A teenager who died after suffering a broken neck and torn spinal cord may have been injured after “tumbling” inside a machine the last day of his summer job at an industrial cleaning firm, a jury heard today.
Dean Reynolds is standing trial accused of the culpable homicide of 17-year-old Michael McLean, who died on August 14 2015 at Denholm MacNamee’s premises in Inverurie, Aberdeenshire.
The trial earlier heard how Michael was found unconscious and bleeding from the ears on the floor of a paint shed in which sat an industrial spooling machine used to raise and lower subsea cables from oil platforms and boats.
His father – who also worked at the firm – frantically tried to give him CPR before he was rushed to Aberdeen Royal Infirmary where he died six days later.
Today Reynolds’ trial was told that a post-mortem examination found that Michael had suffered a broken vertebrae in his neck, which caused a tear in his spinal cord.
That led him to go into cardiac arrest, starving his brain of oxygen and subsequently killing him after a period in intensive care.
Forensic pathologist Dr Matthew Lyall told the sixth day of the trial at the High Court in Aberdeen that a single blow to the head caused during a tumble in the machine could have caused the broken neck – as well as the other injuries found on him, including a broken jaw.
He said: “He had a severe injury that could have produced immediate cardiac arrest, and even if it didn’t I would expect it to produce immediate paralysis of all four limbs.

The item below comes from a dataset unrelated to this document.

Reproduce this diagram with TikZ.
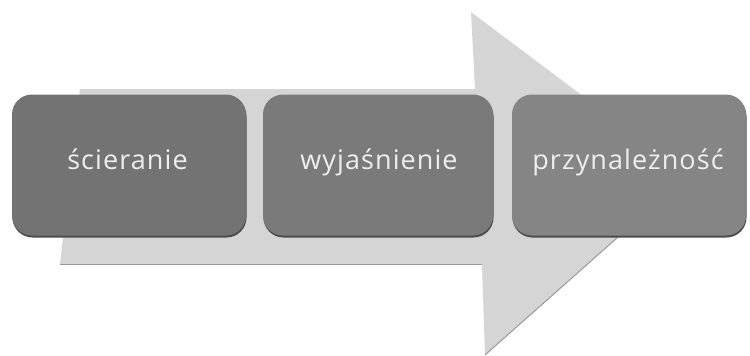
\documentclass[tikz,border=0pt]{standalone}
\usepackage{fontspec}
\setmainfont{Open Sans}
\definecolor{arrowgray}{HTML}{D5D5D5}
\definecolor{arrowedge}{HTML}{9A9A9A}
\definecolor{boxA}{HTML}{737373}
\definecolor{boxB}{HTML}{7A7A7A}
\definecolor{boxC}{HTML}{858585}
\definecolor{boxshadow}{HTML}{4C4C4C}
\definecolor{txt}{HTML}{EEEEEE}
\begin{document}
\begin{tikzpicture}[x=1pt,y=-1pt,
  stepbox/.style={rounded corners=20pt, minimum height=141pt, inner sep=0pt},
  boxshade/.style={stepbox, fill=boxshadow, draw=none},
  steplabel/.style={anchor=base, inner sep=0pt, text=txt,
    font=\fontsize{27}{30}\selectfont\addfontfeatures{LetterSpace=4}}]
\useasboundingbox (0,0) rectangle (750,356);
% big arrow
\fill[arrowgray] (80,89) -- (475,89) -- (471,12) -- (688,175) -- (485,355) -- (482,264) -- (60,264) -- cycle;
\draw[arrowedge, line width=1pt] (60,264) -- (482,264);
\draw[arrowedge, line width=1pt] (485,355) -- (688,175);
% box shadows
\node[boxshade, minimum width=234pt] at (129.5,167) {};
\node[boxshade, minimum width=230pt] at (378.5,167) {};
\node[boxshade, minimum width=234pt] at (629.5,167) {};
% boxes
\node[stepbox, fill=boxA, minimum width=234pt] (s1) at (129,165) {};
\node[stepbox, fill=boxB, minimum width=230pt] (s2) at (378,165) {};
\node[stepbox, fill=boxC, minimum width=234pt] (s3) at (629,165) {};
% labels
\node[steplabel] (t1) at (127.5,169) {ścieranie};
\node[steplabel] (t2) at (379,169) {wyjaśnienie};
\node[steplabel] (t3) at (628,169) {przynależność};
\end{tikzpicture}
\end{document}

“Even if you were on level ground I would expect someone sustaining that sort of injury to collapse.
“If you combine that with a moving spool you would find it extremely difficult to maintain balance.”
Advocate depute Richard Goddard asked Dr Lyall: “I put this scenario to you – thiis machine was being operated by another person while Michael McLean was inside it, causing the drum to revolve, perhaps only for a few seconds and then being switched off because he is not fit to do it by then.
“That’s because he had either become entrapped or had tumbled in that drum, could that account for his broken neck in conjunction with the injury to both sides of his body, his broken jaw and the injuries to his chest?”
Dr Lyall replied: “I think that sequence of events sounds plausible.”
Mr Goddard: “Does the scenario I’ve put to you in combination account for the findings in this young man’s case?”
Dr Lyall: “I think it does, yes.”
Defence QC Iain Duguid asked: “Are you not amazed that if he has been tumbling in a drum that he doesn’t have more traumatic head injuries?”
Dr Lyall said: “It just depends how he may have fallen. I probably would most of the time expect to have more impacts to the head.
“He doesn’t have a traumatic head injury.”
Reynolds, 23, of Regent Street, Keith, Aberdeenshire, denies a charge of culpable homicide and an alternative charge under the Health and Safety at Work Act 1974.
He further denies a charge of attempting to pervert the course of justice by discarding two pairs of work boots belonging to him to avoid examination and analysis of them.
The trial, before judge Lord Beckett and a jury of six men and nine women, continues.